11:57 am on Jul 11, 2008 (gmt 0)

10+ Year Member



Hi,

This is one of the issues that I'm finding hard to get on top of. How do you guys and girls keep downtime to a minimum while doing upgrades and further development on a site?

For example, I've developed a few sites using Wordpress, and have always wanted to develop and upgrade the site on my computer when a new version comes out so I know all plugins etc. are working ok. Do you download the whole site, do your development, then re-upload everything and adjust the database as needed?
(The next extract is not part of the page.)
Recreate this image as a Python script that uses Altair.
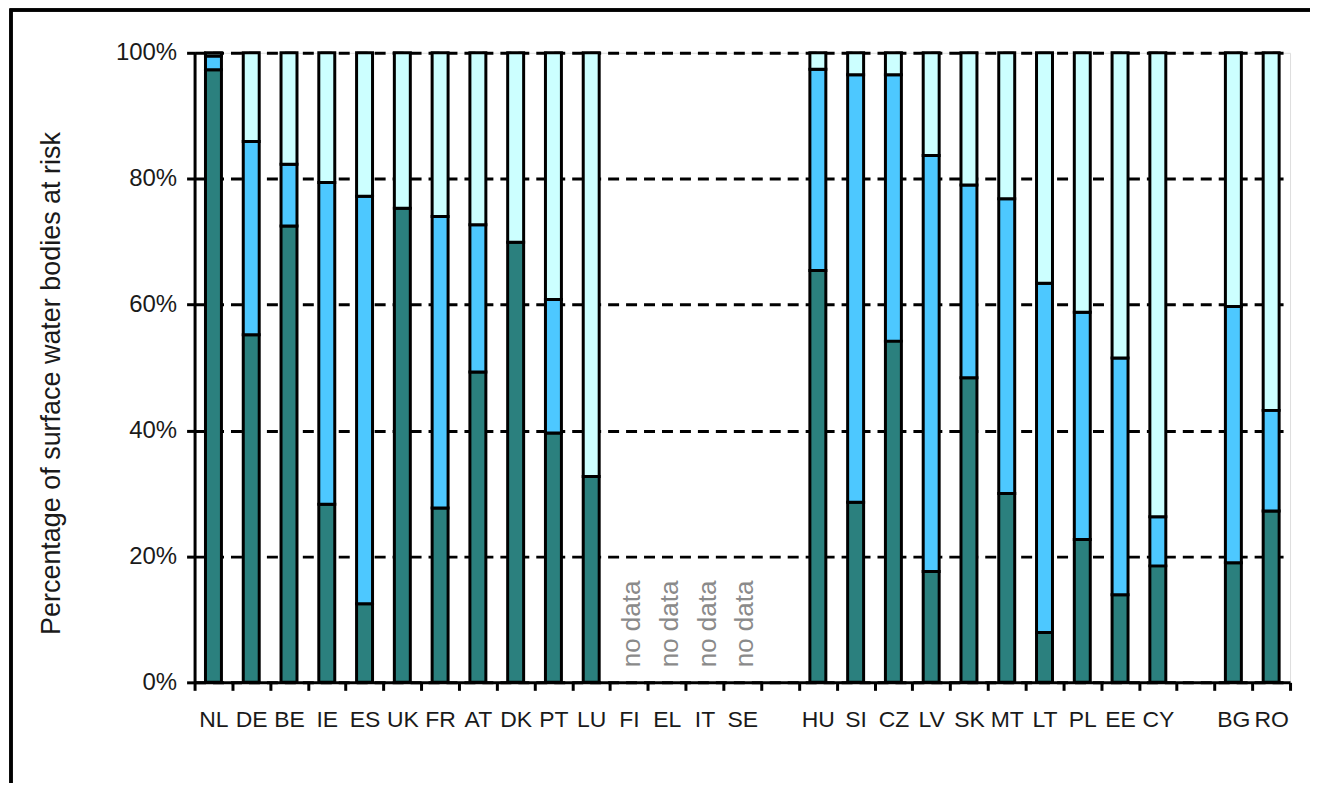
import altair as alt
import pandas as pd

# categories in display order ("gap" slots are empty spacers on the axis)
slots = ["NL", "DE", "BE", "IE", "ES", "UK", "FR", "AT", "DK", "PT", "LU",
         "FI", "EL", "IT", "SE", "gap1",
         "HU", "SI", "CZ", "LV", "SK", "MT", "LT", "PL", "EE", "CY", "gap2",
         "BG", "RO"]

countries = ["NL", "DE", "BE", "IE", "ES", "UK", "FR", "AT", "DK", "PT", "LU",
             "HU", "SI", "CZ", "LV", "SK", "MT", "LT", "PL", "EE", "CY",
             "BG", "RO"]
at_risk = [97.3, 55.2, 72.5, 28.3, 12.5, 75.3, 27.7, 49.3, 69.9, 39.6, 32.7,
           65.4, 28.6, 54.2, 17.6, 48.4, 30.0, 7.9, 22.7, 13.9, 18.5,
           19.0, 27.2]
possibly_at_risk = [2.2, 30.7, 9.8, 51.1, 64.7, 0.0, 46.3, 23.4, 0.0, 21.2, 0.0,
                    32.0, 67.9, 42.3, 66.1, 30.6, 46.8, 55.5, 36.1, 37.6, 7.8,
                    40.7, 16.0]
not_at_risk = [0.5, 14.1, 17.7, 20.6, 22.8, 24.7, 26.0, 27.3, 30.1, 39.2, 67.3,
               2.6, 3.5, 3.5, 16.3, 21.0, 23.2, 36.6, 41.2, 48.5, 73.7,
               40.3, 56.8]
no_data = ["FI", "EL", "IT", "SE"]

series = ["At risk", "Possibly at risk", "Not at risk"]
colors = ["#2B807E", "#4DC8FF", "#CCFFFF"]

rows = []
for i, c in enumerate(countries):
    for k, vals in enumerate([at_risk, possibly_at_risk, not_at_risk]):
        if vals[i] > 0:
            rows.append({"country": c, "series": series[k], "order": k, "value": vals[i]})
df = pd.DataFrame(rows)
nd = pd.DataFrame({"country": no_data, "label": ["no data"] * len(no_data)})

W, H = 1098, 631
FONT = "Liberation Sans"
TXT = "#1a1a1a"
LW = 3

xscale = alt.Scale(domain=slots, paddingInner=0, paddingOuter=0)

bars = alt.Chart(df).mark_bar(size=16, stroke="black", strokeWidth=LW).encode(
    x=alt.X("country:N", scale=xscale, sort=slots,
            axis=alt.Axis(title=None, labelAngle=0, tickBand="extent",
                          labelExpr="indexof(datum.label, 'gap') == 0 ? '' : datum.label",
                          domainColor="black", domainWidth=LW,
                          tickColor="black", tickWidth=LW, tickSize=8,
                          labelFont=FONT, labelFontSize=23, labelColor=TXT,
                          labelPadding=18, grid=False)),
    y=alt.Y("value:Q", stack="zero",
            scale=alt.Scale(domain=[0, 100], nice=False),
            axis=alt.Axis(title="Percentage of surface water bodies at risk",
                          values=[0, 20, 40, 60, 80, 100],
                          labelExpr="datum.value + '%'",
                          domainColor="black", domainWidth=LW,
                          tickColor="black", tickWidth=LW, tickSize=8,
                          labelFont=FONT, labelFontSize=24, labelColor=TXT,
                          labelPadding=10,
                          titleFont=FONT, titleFontSize=27, titleFontWeight="normal",
                          titleColor=TXT, titlePadding=50, titleY=331,
                          grid=True, gridColor="black", gridWidth=LW,
                          gridDash=[11, 7])),
    color=alt.Color("series:N", scale=alt.Scale(domain=series, range=colors), legend=None),
    order=alt.Order("order:Q"),
)

texts = alt.Chart(nd).mark_text(angle=270, align="left", baseline="middle",
                                font=FONT, fontSize=26, color="#8a8a8a", dy=3).encode(
    x=alt.X("country:N", scale=xscale, sort=slots),
    y=alt.Y(datum=2.4),
    text="label:N",
)

frame = alt.Chart(nd).mark_rect(fill=None, stroke="black", strokeWidth=3).encode(
    x=alt.value(-184), x2=alt.value(W + 60),
    y=alt.value(-43), y2=alt.value(H + 300),
)

chart = alt.layer(bars, texts, frame).properties(
    width=W, height=H,
    padding={"left": 187, "top": 44, "right": 20, "bottom": 100},
    autosize=alt.AutoSizeParams(type="none"),
).configure_view(stroke="black", strokeWidth=LW).configure(background="white")

chart.save("out.html", embed_options={"renderer": "svg", "actions": False})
Also, how do I make this as smooth a process as possible? Do you redirect visitors from the homepage to another temporary page that explains you're doing scheduled maintenance while you upload your files and database from your development server?

If you do have a redirect in place, then how do YOU get to view the site to make sure everything is ok without getting redirected as well? Seems like a catch-22...

Any advice appreciated,

Cheers

Status_203

12:42 pm on Jul 11, 2008 (gmt 0)

10+ Year Member



Changes I make to my sites will have been developed on my local machine and version controlled.

The bit I don't do yet but should, is to then upload to a third test environment that mirrors the live machine as closely as possible. I do my testing on my development machine which is not ideal.

I SSH into the server and create a new top folder. Then FTP all code into the new folder. This is not yet live!

I have a 302 maintenance redirect I can put in place that redirects visits to the public part of the site to a maintenance page but leaves the admin side alone if I need to do any configuration or database changes.

Then back to the SSH to rename the current top level folder, then rename the new folder to be the new top level folder to put the changes live. Test live pages. If I need to revert then rename the directories back again.